Begin with the first line below and retype each line exactly through the line containing "const quarterLabels = years.flatMap((y)". Any pictures are to be left out.

--*--

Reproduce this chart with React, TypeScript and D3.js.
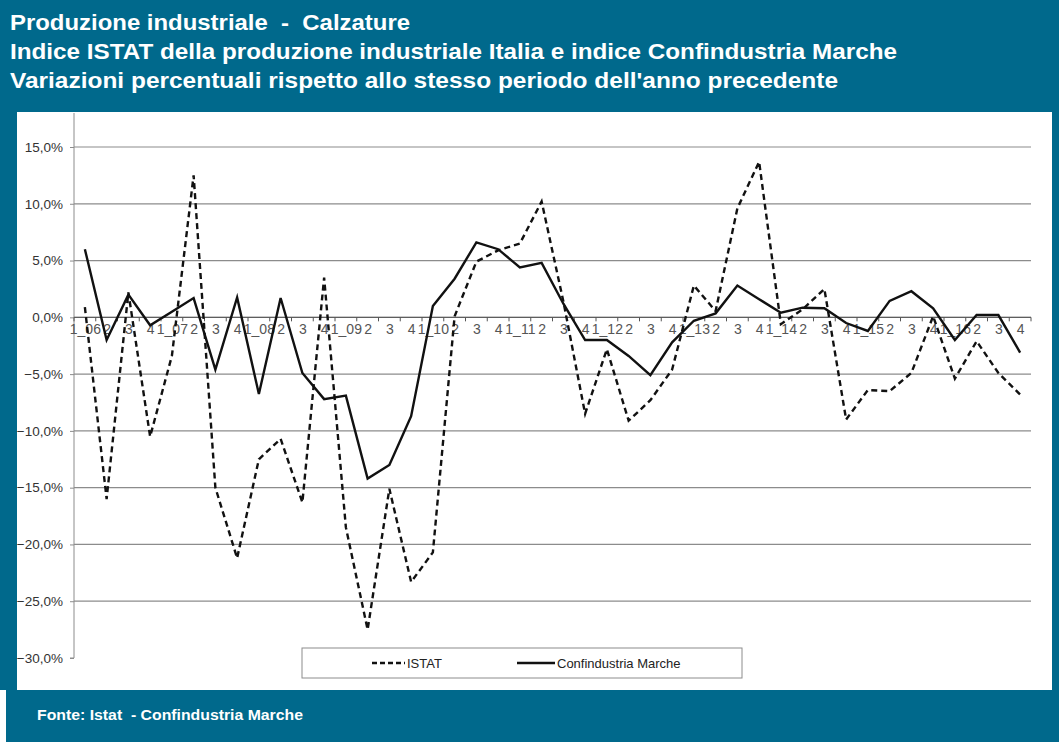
//@ts-nocheck
import * as d3 from "d3";
import { useEffect, useRef } from "react";

const titleLines = [
  "Produzione industriale  -  Calzature",
  "Indice ISTAT della produzione industriale Italia e indice Confindustria Marche",
  "Variazioni percentuali rispetto allo stesso periodo dell'anno precedente",
];
const titleWidths = [400, 887, 828];
const sourceText = "Fonte: Istat  - Confindustria Marche";

// quarters 1_06 ... 4_16
const years = ["06", "07", "08", "09", "10", "11", "12", "13", "14", "15", "16"];
const quarterKeys = years.flatMap((y) => [y + "q1", y + "q2", y + "q3", y + "q4"]);
const quarterLabels = years.flatMap((y) => ["1_" + y, "2", "3", "4"]);

const istat = [
  0.9, -16.0, 2.2, -10.5, -3.4, 12.5, -15.0, -21.2, -12.5, -10.7, -16.3,
  3.5, -18.5, -27.5, -15.1, -23.3, -20.7, 0.1, 4.9, 5.9, 6.5, 10.2,
  1.4, -8.5, -2.8, -9.1, -7.3, -4.6, 2.8, 0.55, 9.6, 13.7, -0.6,
  0.7, 2.5, -9.0, -6.4, -6.5, -4.9, 0.1, -5.4, -2.1, -4.9, -6.8,
];
const confindustria = [
  6.0, -2.0, 2.0, -0.7, 0.5, 1.7, -4.6, 1.75, -6.75, 1.7, -4.9,
  -7.2, -6.9, -14.2, -13.0, -8.7, 1.0, 3.4, 6.6, 6.0, 4.4, 4.8,
  1.2, -2.0, -2.0, -3.4, -5.1, -2.2, -0.3, 0.35, 2.8, 1.6, 0.4,
  0.85, 0.8, -0.5, -1.2, 1.45, 2.3, 0.8, -2.0, 0.2, 0.2, -3.1,
];
const yTicks = [15, 10, 5, 0, -5, -10, -15, -20, -25, -30];

const W = 1059, H = 742;
const teal = "#00698c";
const font = "Liberation Sans, Arial, sans-serif";

const drawChart = (ref) => {
  const svg = d3.select(ref).attr("width", W).attr("height", H);

  // background frame
  svg.append("rect").attr("width", W).attr("height", H).attr("fill", teal);
  svg.append("rect").attr("x", 0).attr("y", 690).attr("width", 6).attr("height", 52).attr("fill", "#fff");
  svg.append("rect").attr("x", 17).attr("y", 112).attr("width", 1035).attr("height", 578).attr("fill", "#fff");

  // titles
  svg.selectAll("text.title")
    .data(titleLines)
    .enter()
    .append("text")
    .attr("class", "title")
    .attr("x", 10)
    .attr("y", (d, i) => 30 + i * 29)
    .attr("fill", "#fff")
    .attr("font-family", font)
    .attr("font-weight", "bold")
    .attr("font-size", 22)
    .attr("textLength", (d, i) => titleWidths[i])
    .attr("lengthAdjust", "spacingAndGlyphs")
    .style("white-space", "pre")
    .text(d => d);

  svg.append("text")
    .attr("x", 37)
    .attr("y", 720)
    .attr("fill", "#fff")
    .attr("font-family", font)
    .attr("font-weight", "bold")
    .attr("font-size", 14.5)
    .attr("textLength", 266)
    .attr("lengthAdjust", "spacingAndGlyphs")
    .style("white-space", "pre")
    .text(sourceText);

  const left = 74, right = 1031;
  const x = d3.scalePoint().domain(quarterKeys).range([left, right]).padding(0.5);
  const band = x.step();
  const y = d3.scaleLinear().domain([-30, 15]).range([658, 147]);

  // gridlines (none at -30)
  svg.append("g")
    .selectAll("line")
    .data(yTicks.filter(t => t > -30))
    .enter()
    .append("line")
    .attr("x1", left).attr("x2", right)
    .attr("y1", d => y(d)).attr("y2", d => y(d))
    .attr("stroke", "#8c8c8c")
    .attr("stroke-width", 1.2);

  // y axis
  const yAxis = svg.append("g").attr("transform", `translate(${left},0)`)
    .call(d3.axisLeft(y).tickValues(yTicks).tickSize(4)
      .tickFormat(d => d3.format(".1f")(d).replace(".", ",") + "%"));
  yAxis.select(".domain").attr("stroke", "#8c8c8c").attr("d", `M-4,${y(-30)}H0V${y(15) - 34}`);
  yAxis.selectAll(".tick line").attr("stroke", "#8c8c8c");
  yAxis.selectAll(".tick text")
    .attr("fill", "#333")
    .attr("font-family", font)
    .attr("font-size", 13.5)
    .attr("x", -11);

  // x axis at 0
  const xAxis = svg.append("g").attr("transform", `translate(0,${y(0)})`)
    .call(d3.axisBottom(x).tickSize(0).tickPadding(7)
      .tickFormat((d, i) => quarterLabels[i]));
  xAxis.select(".domain").attr("stroke", "#555").attr("d", `M${left},0H${right}`);
  xAxis.selectAll(".tick text")
    .attr("fill", "#555")
    .attr("font-family", font)
    .attr("font-size", 14);
  xAxis.selectAll("line.sep")
    .data(d3.range(quarterKeys.length + 1))
    .enter()
    .append("line")
    .attr("class", "sep")
    .attr("x1", i => left + i * band).attr("x2", i => left + i * band)
    .attr("y1", 0).attr("y2", 4)
    .attr("stroke", "#555");

  const line = d3.line().x((d, i) => x(quarterKeys[i])).y(d => y(d));

  svg.append("path")
    .datum(istat)
    .attr("d", line)
    .attr("fill", "none")
    .attr("stroke", "#111")
    .attr("stroke-width", 2.4)
    .attr("stroke-dasharray", "6,4");

  svg.append("path")
    .datum(confindustria)
    .attr("d", line)
    .attr("fill", "none")
    .attr("stroke", "#111")
    .attr("stroke-width", 2.4);

  // legend
  const lg = svg.append("g");
  lg.append("rect")
    .attr("x", 302).attr("y", 648).attr("width", 440).attr("height", 30)
    .attr("fill", "#fff").attr("stroke", "#8c8c8c");
  const items = [
    { name: "ISTAT", dash: "5,3", x0: 372, x1: 405 },
    { name: "Confindustria Marche", dash: null, x0: 517, x1: 555 },
  ];
  items.forEach(it => {
    lg.append("line")
      .attr("x1", it.x0).attr("x2", it.x1).attr("y1", 663).attr("y2", 663)
      .attr("stroke", "#111").attr("stroke-width", 2.4)
      .attr("stroke-dasharray", it.dash);
    lg.append("text")
      .attr("x", it.x1 + 2).attr("y", 667.5)
      .attr("fill", "#222")
      .attr("font-family", font)
      .attr("font-size", 13)
      .text(it.name);
  });
};

const App = () => {
  const chartRef = useRef(null);

  useEffect(() => {
    chartRef.current.innerHTML = "";
    drawChart(chartRef.current);
  }, []);

  return (
    <div style={{ position: "absolute", left: 0, top: 0 }}>
      <svg ref={chartRef} style={{ display: "block" }}></svg>
    </div>
  );
};

export default App;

--*--

Full response |
Reproduce this chart with React, TypeScript and D3.js.
//@ts-nocheck
import * as d3 from "d3";
import { useEffect, useRef } from "react";

const titleLines = [
  "Produzione industriale  -  Calzature",
  "Indice ISTAT della produzione industriale Italia e indice Confindustria Marche",
  "Variazioni percentuali rispetto allo stesso periodo dell'anno precedente",
];
const titleWidths = [400, 887, 828];
const sourceText = "Fonte: Istat  - Confindustria Marche";

// quarters 1_06 ... 4_16
const years = ["06", "07", "08", "09", "10", "11", "12", "13", "14", "15", "16"];
const quarterKeys = years.flatMap((y) => [y + "q1", y + "q2", y + "q3", y + "q4"]);
const quarterLabels = years.flatMap((y) => ["1_" + y, "2", "3", "4"]);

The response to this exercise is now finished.